Returning to business after a recess, the U.S. Supreme Court accepts today certiorari in an FLSA case that may tell us something more about what that Court is thinking these days about statutory retaliation cases.
The Kasten case resulted in a decision by a panel of the Seventh Circuit (570 F.3d 834 (7th Cir. 2009)), that oral complaints alone to an employer are not a protected activity under FLSA’s anti-retaliation section, 29 U.S.C. § 215(a)(3). This section provides that “it shall be unlawful for any person . . . to discharge or in any other manner discriminate against any employee because such employee has filed any complaint or instituted or caused to be instituted any proceeding under or related to this chapter, or has testified or is about to testify in any such proceeding, or has served or is about to serve on an industry committee.” The panel took the highlighted language to mean that the employee had to physically file a paper or document.
There judges dissented from denial of rehearing en banc (order of Oct. 15, 2009). They noted, among other things, that the “filed any complaint” language recurs in the anti-retaliation sections of other federal statutes (e.g., Occupational Safety and Health Act, Migrant and Seasonal Agricultural Worker Protection Act, Clean Water Act), so a narrow construction would portend a reduced field of protection for employees who complain orally, and who are fired before they can file a complaint. The Seventh Circuit in this case also staked out a position contrary to most circuits, which have otherwise held or assumed that an oral report is enough to trigger protection, one not necessarily compelled by the plain language of the statute: “Although I agree that the term ‘to file” often connotes (particularly for lawyers) the submission of a document, it is by no means out of the ordinary to read and hear the term used in conjunction with oral complaints; in that sense, ‘to file’ is used more broadly to signify the making of a report or the lodging of a protest.”

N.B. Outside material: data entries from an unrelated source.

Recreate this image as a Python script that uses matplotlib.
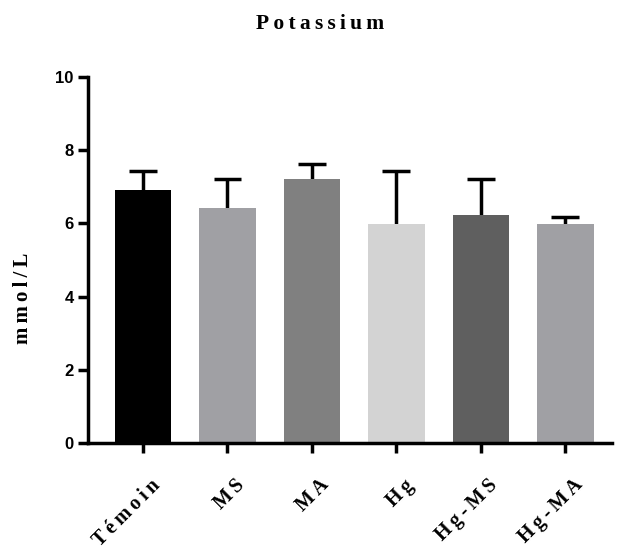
import matplotlib
matplotlib.use("Agg")
import matplotlib.pyplot as plt
from matplotlib.transforms import ScaledTranslation

categories = ["Témoin", "MS", "MA", "Hg", "Hg-MS", "Hg-MA"]
means = [6.91, 6.43, 7.20, 5.98, 6.23, 5.98]
sd_upper = [0.52, 0.77, 0.42, 1.46, 0.97, 0.20]
colors = ["#000000", "#a0a0a4", "#808080", "#d3d3d3", "#5f5f5f", "#a0a0a4"]
yticks = [0, 2, 4, 6, 8, 10]
title = "Potassium"
ylabel = "mmol/L"


def spaced(s):
    # mimic the wide letter spacing of the original rendering
    return "\u2009".join(s)


serif = ["Liberation Serif", "DejaVu Serif"]

fig = plt.figure(figsize=(6.34, 5.52), dpi=100)
ax = fig.add_axes([0.139, 0.1975, 0.826, 0.663])

x = list(range(len(categories)))
bar_w = 0.67
cap_half = 0.165
ax.bar(x, means, width=bar_w, color=colors, edgecolor="none", zorder=2)
tops = [m + s for m, s in zip(means, sd_upper)]
ax.vlines(x, means, tops, colors="black", linewidth=2.5, zorder=1)
ax.hlines(tops, [xi - cap_half for xi in x], [xi + cap_half for xi in x],
          colors="black", linewidth=2.5, zorder=1)

ax.set_xlim(-0.65, 5.55)
ax.set_ylim(0, 10)
ax.set_yticks(yticks)
ax.set_yticklabels([str(v) for v in yticks], fontsize=12, fontweight="bold",
                   family="Liberation Sans")
ax.set_xticks(x)
ax.set_xticklabels([spaced(c) for c in categories], rotation=45, ha="right",
                   va="top", rotation_mode="anchor", fontsize=14.5,
                   fontweight="bold", family=serif)
ax.tick_params(axis="both", width=2.5, length=7, direction="out")
ax.tick_params(axis="x", pad=12)
offset = ScaledTranslation(7 / 100, -6 / 100, fig.dpi_scale_trans)
for lab in ax.get_xticklabels():
    lab.set_transform(lab.get_transform() + offset)
for s in ["top", "right"]:
    ax.spines[s].set_visible(False)
for s in ["left", "bottom"]:
    ax.spines[s].set_linewidth(2.5)

ax.set_ylabel(spaced(ylabel), fontsize=15, fontweight="bold", family=serif)
ax.yaxis.set_label_coords(-0.106, 0.396)
fig.text(0.505, 0.957, spaced(title), ha="center", va="center", fontsize=15.5,
         fontweight="bold", family=serif)

fig.savefig("out.png", dpi=100)
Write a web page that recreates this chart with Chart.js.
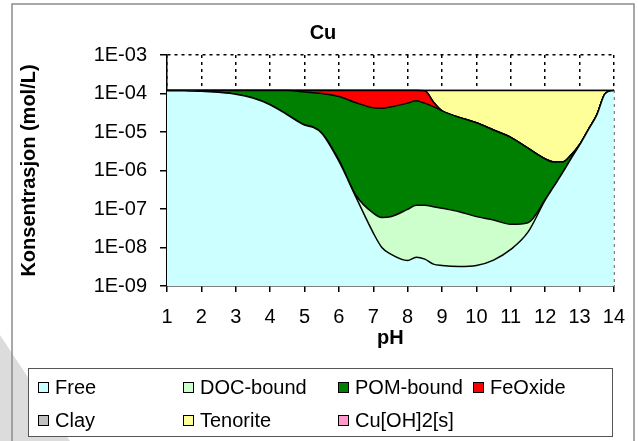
<!DOCTYPE html>
<html>
<head>
<meta charset="utf-8">
<script src="https://cdn.jsdelivr.net/npm/chart.js@4.4.1/dist/chart.umd.min.js"></script>
<style>
  html, body { margin: 0; padding: 0; background: #fff; }
  canvas { display: block; }
</style>
</head>
<body>
<canvas id="cuChart" width="638" height="441"></canvas>
<script>
// pH steps (x) and Cu species, mol/L
const ph = [1, 1.5, 2, 2.5, 3, 3.5, 4, 4.5, 5, 5.25, 5.5, 6, 6.5, 7, 7.25, 7.5, 8, 8.25, 8.5, 8.75,
            9, 9.5, 10, 10.5, 11, 11.5, 12, 12.25, 12.5, 12.75, 13, 13.25, 13.5, 13.75, 14];

const free = [1.18e-4, 1.17e-4, 1.15e-4, 1.07e-4, 9.55e-5, 7.6e-5, 5.1e-5, 2.8e-5, 1.51e-5, 1.32e-5,
              9.3e-6, 1.74e-6, 2.0e-7, 2.4e-8, 1.0e-8, 6.8e-9, 4.6e-9, 5.6e-9, 5.0e-9, 3.7e-9,
              3.4e-9, 3.2e-9, 3.4e-9, 4.7e-9, 8.9e-9, 2.5e-8, 1.7e-7, 3.8e-7, 8.5e-7, 2.0e-6,
              4.57e-6, 1.12e-5, 2.75e-5, 1.0e-4, 1.2e-4];

const docBound = [1e-7, 2e-7, 3e-7, 4e-7, 5e-7, 5e-7, 5e-7, 4e-7, 3e-7, 3e-7,
                  3e-7, 1.5e-7, 2.4e-8, 5.4e-8, 5.0e-8, 5.6e-8, 9.3e-8, 1.2e-7, 1.21e-7, 1.11e-7,
                  1.01e-7, 8.2e-8, 6.0e-8, 4.7e-8, 3.1e-8, 1.9e-8, 4e-9, 2e-9, 1e-9, 0,
                  0, 0, 0, 0, 0];

const pomBound = [1.9e-6, 2.8e-6, 4.7e-6, 1.26e-5, 2.4e-5, 4.35e-5, 6.85e-5, 9.06e-5, 9.42e-5, 9.12e-5,
                  9.04e-5, 8.13e-5, 5.73e-5, 4.26e-5, 4.16e-5, 4.46e-5, 5.61e-5, 6.45e-5, 5.61e-5, 4.56e-5,
                  3.54e-5, 2.39e-5, 1.73e-5, 1.12e-5, 7.2e-6, 3.76e-6, 1.83e-6, 1.28e-6, 8.1e-7, 5.1e-7,
                  1.0e-7, 5e-8, 2e-8, 0, 0];

const feOxide = [0, 0, 0, 0, 0, 0, 0, 1.0e-6, 1.04e-5, 1.53e-5,
                 2.0e-5, 3.68e-5, 6.25e-5, 7.73e-5, 7.83e-5, 7.53e-5, 6.38e-5, 5.54e-5, 6.13e-5, 1.46e-5,
                 0, 0, 0, 0, 0, 0, 0, 0, 0, 0,
                 0, 0, 0, 0, 0];

const clay = [0, 0, 0, 0, 0, 0, 0, 0, 0, 0,
              0, 0, 0, 0, 0, 0, 0, 0, 0, 0,
              0, 0, 0, 0, 0, 0, 0, 0, 0, 0,
              0, 0, 0, 0, 0];

const tenorite = [0, 0, 0, 0, 0, 0, 0, 0, 0, 0,
                  0, 0, 0, 0, 0, 0, 0, 0, 2.5e-6, 5.97e-5,
                  8.45e-5, 9.6e-5, 1.026e-4, 1.0875e-4, 1.128e-4, 1.162e-4, 1.18e-4, 1.183e-4, 1.183e-4, 1.175e-4,
                  1.153e-4, 1.0875e-4, 9.25e-5, 2.0e-5, 0];

const cuOH2 = [0, 0, 0, 0, 0, 0, 0, 0, 0, 0,
               0, 0, 0, 0, 0, 0, 0, 0, 0, 0,
               0, 0, 0, 0, 0, 0, 0, 0, 0, 0,
               0, 0, 0, 0, 0];

const phTicks = [1, 2, 3, 4, 5, 6, 7, 8, 9, 10, 11, 12, 13, 14];
const yTicks = [1e-9, 1e-8, 1e-7, 1e-6, 1e-5, 1e-4, 1e-3];
const yTickLabels = ['1E-09', '1E-08', '1E-07', '1E-06', '1E-05', '1E-04', '1E-03'];

const FONT = "'Liberation Sans', Arial, sans-serif";
// log axis drops zeros, which would break the stack; a negligible amount keeps the point
const NOTHING = 1e-20;

function series(label, values, color) {
    return {
        label: label,
        data: values.map((v, i) => ({ x: ph[i], y: v > 0 ? v : NOTHING })),
        backgroundColor: color,
        borderColor: '#000000',
        borderWidth: 1.5,
        pointRadius: 0,
        cubicInterpolationMode: 'monotone',
        fill: '-1'
    };
}

const datasets = [
    series('Free', free, '#CCFFFF'),
    series('DOC-bound', docBound, '#CCFFCC'),
    series('POM-bound', pomBound, '#008000'),
    series('FeOxide', feOxide, '#FF0000'),
    series('Clay', clay, '#C0C0C0'),
    series('Tenorite', tenorite, '#FFFF99'),
    series('Cu[OH]2[s]', cuOH2, '#FF99CC')
];
datasets[0].fill = 'start';

// frame, title and the boxed two-row legend of the original
const decorations = {
    id: 'decorations',
    beforeDraw(chart) {
        const c = chart.ctx;
        c.save();
        c.fillStyle = '#dcdcdc';
        c.beginPath();
        c.moveTo(0, 335);
        c.lineTo(70, 441);
        c.lineTo(0, 441);
        c.closePath();
        c.fill();
        c.strokeStyle = '#8c8c8c';
        c.lineWidth = 1.5;
        c.beginPath();
        c.moveTo(12, 460);
        c.lineTo(12, 4);
        c.lineTo(634, 4);
        c.lineTo(634, 460);
        c.stroke();
        c.restore();
    },
    afterDraw(chart) {
        const c = chart.ctx;
        c.save();
        c.fillStyle = '#000';
        c.font = 'bold 20px ' + FONT;
        c.textAlign = 'center';
        c.textBaseline = 'middle';
        c.fillText('Cu', 323, 33);

        c.fillStyle = '#fff';
        c.fillRect(28, 368, 584, 68);
        c.strokeStyle = '#555';
        c.lineWidth = 1;
        c.strokeRect(28.5, 368.5, 584, 68);

        const cols = [38, 183, 338, 473];
        const rows = [387, 420];
        c.font = '20px ' + FONT;
        c.textAlign = 'left';
        chart.data.datasets.forEach((ds, i) => {
            const x = cols[i < 4 ? i : i - 4];
            const y = rows[i < 4 ? 0 : 1];
            c.fillStyle = ds.backgroundColor;
            c.fillRect(x, y - 5, 10, 10);
            c.strokeStyle = '#000';
            c.strokeRect(x + 0.5, y - 4.5, 10, 10);
            c.fillStyle = '#000';
            c.fillText(ds.label, x + 17, y + 1);
        });
        c.restore();
    }
};

new Chart(document.getElementById('cuChart').getContext('2d'), {
    type: 'line',
    data: { datasets: datasets },
    options: {
        responsive: false,
        animation: false,
        layout: { padding: { left: 12, right: 23.5, top: 55, bottom: 87 } },
        plugins: {
            legend: { display: false },
            title: { display: false },
            tooltip: { enabled: false }
        },
        scales: {
            x: {
                type: 'linear',
                min: 1,
                max: 14,
                afterBuildTicks: (scale) => { scale.ticks = phTicks.map(v => ({ value: v })); },
                afterFit: (scale) => { scale.height = 68; },
                ticks: { color: '#000', padding: 13, font: { family: FONT, size: 20 }, callback: (v) => String(v) },
                grid: {
                    color: '#000',
                    lineWidth: 1.5,
                    tickLength: 6,
                    tickColor: '#000',
                    tickBorderDash: []
                },
                border: { display: true, color: '#000', width: 1.5, dash: [3, 4] },
                title: {
                    display: true,
                    text: 'pH',
                    color: '#000',
                    padding: { top: 4, bottom: 4 },
                    font: { family: FONT, size: 20, weight: 'bold' }
                }
            },
            y: {
                type: 'logarithmic',
                stacked: true,
                min: 1e-9,
                max: 1e-3,
                afterBuildTicks: (scale) => { scale.ticks = yTicks.map(v => ({ value: v })); },
                afterFit: (scale) => { scale.width = 155; },
                ticks: {
                    color: '#000',
                    padding: 13,
                    font: { family: FONT, size: 20 },
                    callback: (v, i) => yTickLabels[i]
                },
                grid: {
                    color: (ctx) => (ctx.tick && ctx.tick.value === 1e-3 ? '#000' : 'rgba(0,0,0,0)'),
                    lineWidth: 1.5,
                    tickLength: 7,
                    tickColor: '#000',
                    tickBorderDash: []
                },
                border: { display: true, color: '#000', width: 1.5, dash: [3, 4] },
                title: {
                    display: true,
                    text: 'Konsentrasjon (mol/L)',
                    color: '#000',
                    padding: { top: 5, bottom: 5 },
                    font: { family: FONT, size: 20, weight: 'bold' }
                }
            }
        }
    },
    plugins: [decorations]
});
</script>
</body>
</html>
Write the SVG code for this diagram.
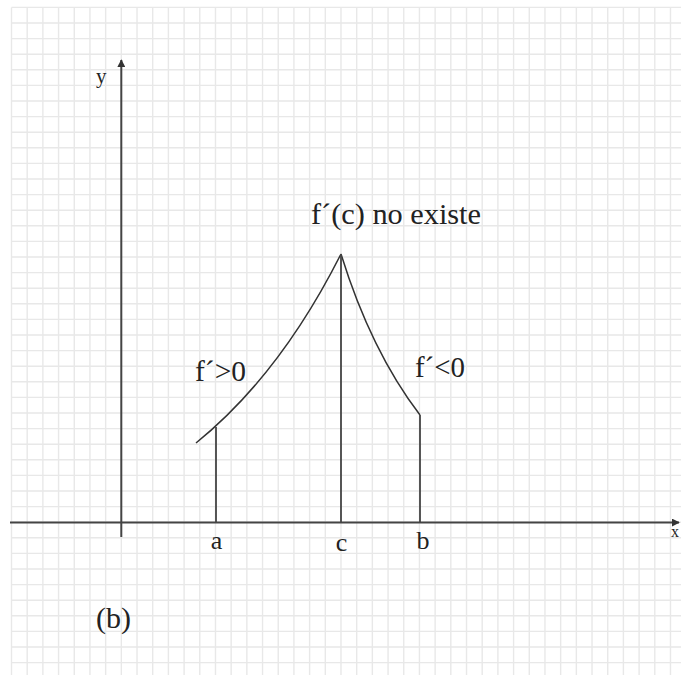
<svg xmlns="http://www.w3.org/2000/svg" width="681" height="675" viewBox="0 0 681 675">
<style>
.grid{stroke:#e8e8e8;stroke-width:1.4;fill:none}
.axis{stroke:#444;stroke-width:2;fill:none}
.curve{stroke:#333;stroke-width:1.5;fill:none}
.drop{stroke:#444;stroke-width:1.8;fill:none}
.lbl{font-family:"Liberation Serif","Times New Roman",serif;fill:#222}
</style>
<defs>
<marker id="arr" viewBox="0 0 10 10" refX="9" refY="5" markerWidth="4" markerHeight="4" orient="auto" markerUnits="strokeWidth">
<path d="M0,0 L10,5 L0,10 z" fill="#333"/>
</marker>
</defs>
<rect width="681" height="675" fill="#fff"/>
<g id="grid">
<path class="grid" d="M11.5 7.4V675M27.19 7.4V675M42.88 7.4V675M58.57 7.4V675M74.26 7.4V675M89.95 7.4V675M105.64 7.4V675M121.33 7.4V675M137.02 7.4V675M152.71 7.4V675M168.4 7.4V675M184.09 7.4V675M199.78 7.4V675M215.47 7.4V675M231.16 7.4V675M246.85 7.4V675M262.54 7.4V675M278.23 7.4V675M293.92 7.4V675M309.61 7.4V675M325.3 7.4V675M340.99 7.4V675M356.68 7.4V675M372.37 7.4V675M388.06 7.4V675M403.75 7.4V675M419.44 7.4V675M435.13 7.4V675M450.82 7.4V675M466.51 7.4V675M482.2 7.4V675M497.89 7.4V675M513.58 7.4V675M529.27 7.4V675M544.96 7.4V675M560.65 7.4V675M576.34 7.4V675M592.03 7.4V675M607.72 7.4V675M623.41 7.4V675M639.1 7.4V675M654.79 7.4V675M670.48 7.4V675"/>
<path class="grid" d="M11.5 7.4H681M11.5 23H681M11.5 38.6H681M11.5 54.2H681M11.5 69.8H681M11.5 85.4H681M11.5 101H681M11.5 116.6H681M11.5 132.2H681M11.5 147.8H681M11.5 163.4H681M11.5 179H681M11.5 194.6H681M11.5 210.2H681M11.5 225.8H681M11.5 241.4H681M11.5 257H681M11.5 272.6H681M11.5 288.2H681M11.5 303.8H681M11.5 319.4H681M11.5 335H681M11.5 350.6H681M11.5 366.2H681M11.5 381.8H681M11.5 397.4H681M11.5 413H681M11.5 428.6H681M11.5 444.2H681M11.5 459.8H681M11.5 475.4H681M11.5 491H681M11.5 506.6H681M11.5 522.2H681M11.5 537.8H681M11.5 553.4H681M11.5 569H681M11.5 584.6H681M11.5 600.2H681M11.5 615.8H681M11.5 631.4H681M11.5 647H681M11.5 662.6H681"/>
</g>
<g id="connectors">
<path id="y-axis" class="axis" d="M121.3 537V60" marker-end="url(#arr)"/>
<path id="x-axis" class="axis" d="M10 522.5H679" marker-end="url(#arr)"/>
<path id="curve-left" class="curve" d="M196 443Q280 375 341 254"/>
<path id="curve-right" class="curve" d="M341 254Q371 351 420 415"/>
<path id="drop-a" class="drop" d="M216 427V522.5"/>
<path id="drop-c" class="drop" d="M341 254V522.5"/>
<path id="drop-b" class="drop" d="M420 415V522.5"/>
</g>
<g id="label-y"><text class="lbl" x="96" y="83" font-size="21">y</text></g>
<g id="label-x"><text class="lbl" x="671" y="537" font-size="16">x</text></g>
<g id="label-peak"><text class="lbl" x="311" y="224" font-size="30" textLength="170" lengthAdjust="spacingAndGlyphs">f´(c) no existe</text></g>
<g id="label-left"><text class="lbl" x="195" y="381" font-size="29" textLength="51" lengthAdjust="spacingAndGlyphs">f´&gt;0</text></g>
<g id="label-right"><text class="lbl" x="415" y="377" font-size="29" textLength="50" lengthAdjust="spacingAndGlyphs">f´&lt;0</text></g>
<g id="label-a"><text class="lbl" x="216.5" y="549" font-size="26" text-anchor="middle">a</text></g>
<g id="label-c"><text class="lbl" x="341.5" y="551" font-size="26" text-anchor="middle">c</text></g>
<g id="label-b"><text class="lbl" x="423" y="549" font-size="26" text-anchor="middle">b</text></g>
<g id="label-case"><text class="lbl" x="96" y="628" font-size="30">(b)</text></g>
</svg>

If the Court follows its own in lead in its unanimous decision from last term, Crawford v. Metropolitan Government of Nashville, 129 S. Ct. 846 (2009), it will give the statute a common-sense construction that safeguards employees’ rights to inquire or complaint about wage-and-hour violations. A decision affirming the Seventh Circuit’s construction, though seemingly unlikely, would reverberate in all federal-law retaliation cases.